Dans ces conditions, il est difficilement justifiable de stopper une vente judicaire avec un acompte dérisoire alors que l’Huissier s’est présenté au minimum un mois avant la vente publique en vue de procéder à la saisie mobilière et que ce dernier n’a jamais (ou presque) effectué de versement.
En participant cette après-midi avec Mesdames BOUILLON et LAURENT, j’espère avoir démontré que le rôle d’un Huissier, au-delà du rôle économique, joue un grand rôle social vis-à-vis de la partie débitrice en expliquant les risques qu’entraine un défaut de paiement et en expliquant qu’un plan de paiement est souvent possible.
Bien souvent notre intervention est le fruit de négligence ou de peur de prendre contact avec l’Etude en vue de soumettre une proposition de paiement laquelle est bien souvent accordée.

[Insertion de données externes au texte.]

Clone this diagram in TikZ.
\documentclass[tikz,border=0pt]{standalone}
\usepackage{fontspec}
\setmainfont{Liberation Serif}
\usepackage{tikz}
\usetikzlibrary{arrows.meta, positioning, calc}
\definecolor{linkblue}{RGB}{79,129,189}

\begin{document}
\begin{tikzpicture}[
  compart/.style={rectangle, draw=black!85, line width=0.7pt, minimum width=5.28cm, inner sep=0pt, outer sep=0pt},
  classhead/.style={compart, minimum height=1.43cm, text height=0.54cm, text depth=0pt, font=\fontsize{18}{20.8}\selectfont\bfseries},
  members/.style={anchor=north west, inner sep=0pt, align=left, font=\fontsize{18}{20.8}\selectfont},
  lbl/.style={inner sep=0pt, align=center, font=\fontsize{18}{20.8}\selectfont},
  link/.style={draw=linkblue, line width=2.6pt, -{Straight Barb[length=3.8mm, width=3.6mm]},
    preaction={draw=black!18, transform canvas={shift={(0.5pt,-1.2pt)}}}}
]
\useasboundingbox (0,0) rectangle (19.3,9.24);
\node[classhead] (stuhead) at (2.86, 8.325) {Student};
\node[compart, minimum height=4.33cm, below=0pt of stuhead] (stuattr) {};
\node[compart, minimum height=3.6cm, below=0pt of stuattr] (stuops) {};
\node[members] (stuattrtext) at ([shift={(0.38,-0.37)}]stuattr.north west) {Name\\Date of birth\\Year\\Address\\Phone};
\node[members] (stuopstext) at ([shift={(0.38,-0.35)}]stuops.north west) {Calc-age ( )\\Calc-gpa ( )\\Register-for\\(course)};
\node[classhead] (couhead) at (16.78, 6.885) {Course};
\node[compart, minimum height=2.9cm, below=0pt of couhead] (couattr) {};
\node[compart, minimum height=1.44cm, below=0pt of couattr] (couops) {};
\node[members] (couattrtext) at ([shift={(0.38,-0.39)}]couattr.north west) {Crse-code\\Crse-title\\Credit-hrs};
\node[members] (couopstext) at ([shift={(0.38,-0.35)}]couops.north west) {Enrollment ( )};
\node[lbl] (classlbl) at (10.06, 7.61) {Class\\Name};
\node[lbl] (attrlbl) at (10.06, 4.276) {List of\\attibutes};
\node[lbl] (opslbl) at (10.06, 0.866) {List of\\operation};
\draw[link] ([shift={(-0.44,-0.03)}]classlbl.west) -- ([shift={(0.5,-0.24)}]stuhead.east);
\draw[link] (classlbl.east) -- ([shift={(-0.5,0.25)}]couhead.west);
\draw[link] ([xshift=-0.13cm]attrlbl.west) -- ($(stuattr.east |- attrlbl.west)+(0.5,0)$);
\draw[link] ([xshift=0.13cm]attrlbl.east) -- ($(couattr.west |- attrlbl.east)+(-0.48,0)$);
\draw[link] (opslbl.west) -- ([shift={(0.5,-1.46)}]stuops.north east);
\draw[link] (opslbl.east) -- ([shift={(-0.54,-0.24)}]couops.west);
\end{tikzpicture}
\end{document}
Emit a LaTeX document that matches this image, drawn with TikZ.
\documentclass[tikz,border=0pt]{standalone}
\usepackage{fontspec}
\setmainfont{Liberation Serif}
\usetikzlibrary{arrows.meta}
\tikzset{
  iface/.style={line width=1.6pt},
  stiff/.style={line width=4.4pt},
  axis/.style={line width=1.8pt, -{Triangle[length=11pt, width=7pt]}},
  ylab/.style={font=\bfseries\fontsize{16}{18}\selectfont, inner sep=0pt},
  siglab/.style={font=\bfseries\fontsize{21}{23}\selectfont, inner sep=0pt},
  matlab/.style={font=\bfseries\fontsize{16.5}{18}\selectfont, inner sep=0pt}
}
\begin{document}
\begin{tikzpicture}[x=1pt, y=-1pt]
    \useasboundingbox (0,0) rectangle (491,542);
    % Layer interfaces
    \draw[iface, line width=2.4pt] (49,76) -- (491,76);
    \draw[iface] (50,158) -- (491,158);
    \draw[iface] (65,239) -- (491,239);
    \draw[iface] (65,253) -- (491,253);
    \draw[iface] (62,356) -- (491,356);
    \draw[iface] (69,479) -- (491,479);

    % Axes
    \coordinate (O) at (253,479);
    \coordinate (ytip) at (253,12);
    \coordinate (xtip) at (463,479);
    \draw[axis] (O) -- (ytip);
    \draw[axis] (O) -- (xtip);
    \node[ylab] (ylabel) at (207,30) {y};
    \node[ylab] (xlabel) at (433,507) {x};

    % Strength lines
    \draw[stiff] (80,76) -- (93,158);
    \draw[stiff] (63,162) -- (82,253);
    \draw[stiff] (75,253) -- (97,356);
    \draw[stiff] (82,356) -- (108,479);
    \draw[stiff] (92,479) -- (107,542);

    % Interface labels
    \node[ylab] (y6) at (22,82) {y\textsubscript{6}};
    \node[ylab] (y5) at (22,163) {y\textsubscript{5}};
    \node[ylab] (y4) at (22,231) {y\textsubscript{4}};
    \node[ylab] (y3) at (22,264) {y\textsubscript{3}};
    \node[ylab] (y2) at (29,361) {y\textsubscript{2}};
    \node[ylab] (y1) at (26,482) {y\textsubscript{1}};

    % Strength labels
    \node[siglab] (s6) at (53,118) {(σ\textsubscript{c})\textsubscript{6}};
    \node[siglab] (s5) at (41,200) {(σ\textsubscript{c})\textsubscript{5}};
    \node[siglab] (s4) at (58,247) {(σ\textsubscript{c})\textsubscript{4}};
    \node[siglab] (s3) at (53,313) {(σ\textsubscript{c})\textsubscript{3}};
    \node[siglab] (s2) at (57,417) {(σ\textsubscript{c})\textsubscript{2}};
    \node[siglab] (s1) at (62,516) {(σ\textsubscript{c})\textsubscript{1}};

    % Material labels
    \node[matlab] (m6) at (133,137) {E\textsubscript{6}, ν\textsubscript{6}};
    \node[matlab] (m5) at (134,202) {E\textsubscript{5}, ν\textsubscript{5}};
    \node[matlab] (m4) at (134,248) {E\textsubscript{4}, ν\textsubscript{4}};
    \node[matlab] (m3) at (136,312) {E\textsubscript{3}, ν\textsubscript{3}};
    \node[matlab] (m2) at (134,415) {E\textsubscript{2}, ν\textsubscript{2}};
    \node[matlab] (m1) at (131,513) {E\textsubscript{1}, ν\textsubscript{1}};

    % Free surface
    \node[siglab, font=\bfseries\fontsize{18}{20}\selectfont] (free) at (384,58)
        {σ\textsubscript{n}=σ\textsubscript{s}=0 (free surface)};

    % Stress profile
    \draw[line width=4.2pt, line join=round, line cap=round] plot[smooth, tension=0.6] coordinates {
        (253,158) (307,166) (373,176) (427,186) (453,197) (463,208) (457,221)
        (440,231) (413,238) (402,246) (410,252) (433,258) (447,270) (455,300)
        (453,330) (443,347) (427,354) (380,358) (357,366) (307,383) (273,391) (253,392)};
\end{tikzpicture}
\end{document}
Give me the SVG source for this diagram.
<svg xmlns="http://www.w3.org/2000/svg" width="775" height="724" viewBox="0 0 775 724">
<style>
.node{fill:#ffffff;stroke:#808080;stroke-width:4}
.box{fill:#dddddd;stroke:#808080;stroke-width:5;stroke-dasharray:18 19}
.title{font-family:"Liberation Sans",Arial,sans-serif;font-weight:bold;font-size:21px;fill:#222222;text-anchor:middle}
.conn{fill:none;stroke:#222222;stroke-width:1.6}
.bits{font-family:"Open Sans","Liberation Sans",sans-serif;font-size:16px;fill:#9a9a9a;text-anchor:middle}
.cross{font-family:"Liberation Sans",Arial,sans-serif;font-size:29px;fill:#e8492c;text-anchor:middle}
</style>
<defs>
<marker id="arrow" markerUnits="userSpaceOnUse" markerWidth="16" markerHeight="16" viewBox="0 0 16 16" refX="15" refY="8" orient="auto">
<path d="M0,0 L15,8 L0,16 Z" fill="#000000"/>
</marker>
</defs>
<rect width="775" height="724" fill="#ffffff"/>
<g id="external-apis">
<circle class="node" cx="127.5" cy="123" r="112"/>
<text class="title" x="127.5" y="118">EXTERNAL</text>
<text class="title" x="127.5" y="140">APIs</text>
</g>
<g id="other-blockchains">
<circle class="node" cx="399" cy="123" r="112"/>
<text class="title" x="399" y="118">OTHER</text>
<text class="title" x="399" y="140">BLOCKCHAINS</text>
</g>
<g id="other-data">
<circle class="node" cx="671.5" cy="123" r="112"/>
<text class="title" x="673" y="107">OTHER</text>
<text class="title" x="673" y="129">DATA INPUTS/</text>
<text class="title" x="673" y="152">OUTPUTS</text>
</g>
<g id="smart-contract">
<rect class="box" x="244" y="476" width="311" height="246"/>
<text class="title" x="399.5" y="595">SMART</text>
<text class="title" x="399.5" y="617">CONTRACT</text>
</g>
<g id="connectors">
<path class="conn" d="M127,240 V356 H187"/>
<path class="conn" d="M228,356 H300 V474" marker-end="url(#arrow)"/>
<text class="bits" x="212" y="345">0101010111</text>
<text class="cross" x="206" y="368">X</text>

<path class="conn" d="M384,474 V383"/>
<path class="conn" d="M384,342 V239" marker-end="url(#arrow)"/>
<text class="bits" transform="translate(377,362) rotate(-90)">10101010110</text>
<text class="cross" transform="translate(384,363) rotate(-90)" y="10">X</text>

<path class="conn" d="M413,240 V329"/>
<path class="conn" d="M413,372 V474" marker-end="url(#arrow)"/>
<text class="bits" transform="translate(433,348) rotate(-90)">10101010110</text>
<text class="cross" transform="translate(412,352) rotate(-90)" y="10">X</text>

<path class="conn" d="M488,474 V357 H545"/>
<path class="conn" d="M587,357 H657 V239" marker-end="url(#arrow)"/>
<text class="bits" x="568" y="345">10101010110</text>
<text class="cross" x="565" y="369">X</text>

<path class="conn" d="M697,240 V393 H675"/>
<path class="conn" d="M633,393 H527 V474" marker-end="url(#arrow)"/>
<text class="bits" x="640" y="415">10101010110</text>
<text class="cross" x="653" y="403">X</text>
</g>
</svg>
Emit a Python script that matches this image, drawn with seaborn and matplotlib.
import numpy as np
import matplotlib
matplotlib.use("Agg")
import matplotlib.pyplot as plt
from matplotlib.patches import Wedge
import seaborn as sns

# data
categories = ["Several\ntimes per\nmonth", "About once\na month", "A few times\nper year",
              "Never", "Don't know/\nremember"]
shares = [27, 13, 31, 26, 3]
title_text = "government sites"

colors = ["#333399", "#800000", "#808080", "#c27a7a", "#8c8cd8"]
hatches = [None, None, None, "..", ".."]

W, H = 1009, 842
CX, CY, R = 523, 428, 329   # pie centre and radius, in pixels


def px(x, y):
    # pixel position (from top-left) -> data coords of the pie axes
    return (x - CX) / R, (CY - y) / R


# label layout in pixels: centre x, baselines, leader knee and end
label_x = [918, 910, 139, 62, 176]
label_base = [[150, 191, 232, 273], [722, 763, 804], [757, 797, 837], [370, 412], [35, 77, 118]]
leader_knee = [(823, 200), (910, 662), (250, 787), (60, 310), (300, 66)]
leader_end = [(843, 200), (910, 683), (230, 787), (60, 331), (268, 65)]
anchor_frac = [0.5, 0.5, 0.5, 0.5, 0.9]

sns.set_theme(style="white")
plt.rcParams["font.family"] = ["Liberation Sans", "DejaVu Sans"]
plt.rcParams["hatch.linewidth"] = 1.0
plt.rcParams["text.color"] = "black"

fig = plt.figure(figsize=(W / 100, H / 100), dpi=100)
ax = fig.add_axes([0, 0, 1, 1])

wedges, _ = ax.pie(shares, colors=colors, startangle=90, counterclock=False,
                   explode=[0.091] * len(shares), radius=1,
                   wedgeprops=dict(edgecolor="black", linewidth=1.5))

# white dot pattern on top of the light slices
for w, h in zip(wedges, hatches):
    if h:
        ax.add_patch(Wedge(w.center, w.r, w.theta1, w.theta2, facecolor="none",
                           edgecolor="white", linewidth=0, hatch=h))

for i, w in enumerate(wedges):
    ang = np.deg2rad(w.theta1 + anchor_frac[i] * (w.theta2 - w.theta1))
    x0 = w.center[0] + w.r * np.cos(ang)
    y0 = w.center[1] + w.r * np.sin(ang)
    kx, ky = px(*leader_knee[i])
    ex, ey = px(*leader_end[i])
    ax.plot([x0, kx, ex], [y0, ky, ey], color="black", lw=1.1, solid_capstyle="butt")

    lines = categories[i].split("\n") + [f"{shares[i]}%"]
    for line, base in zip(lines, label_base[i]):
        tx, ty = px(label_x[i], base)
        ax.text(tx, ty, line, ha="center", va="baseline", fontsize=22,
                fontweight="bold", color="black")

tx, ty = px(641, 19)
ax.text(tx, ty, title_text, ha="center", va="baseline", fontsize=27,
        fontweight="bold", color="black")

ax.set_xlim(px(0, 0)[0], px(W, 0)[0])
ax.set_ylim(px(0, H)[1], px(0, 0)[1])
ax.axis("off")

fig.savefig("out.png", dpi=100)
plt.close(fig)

Mesdames BOUILLON et LAURENT m’ont déclaré en fin de journée qu’elles ne s’attendaient pas à ce qu’un Huissier agisse de la sorte et pensaient que nous étions moins conciliants.
Ces dernières se sont montrées très curieuses dans la manière d’agir d’un Huissier et c’est avec joie que j’ai tenté de leur prouver que notre rôle n’est pas conforme à la vision générale des gens et, j’ose espérer, avoir démontré que c’est bien souvent le contraire.
Comme expliqué à ces dernières, nous agissons de manière neutre et impartiale. Même si notre but est de procéder au recouvrement par toutes voies de droit, il n’empêche pas de rester correct avec les gens et d’agir au mieux des intérêts de toutes les parties présentes au litige. »
Pour l’Etude Graulich, Maître Jacquet.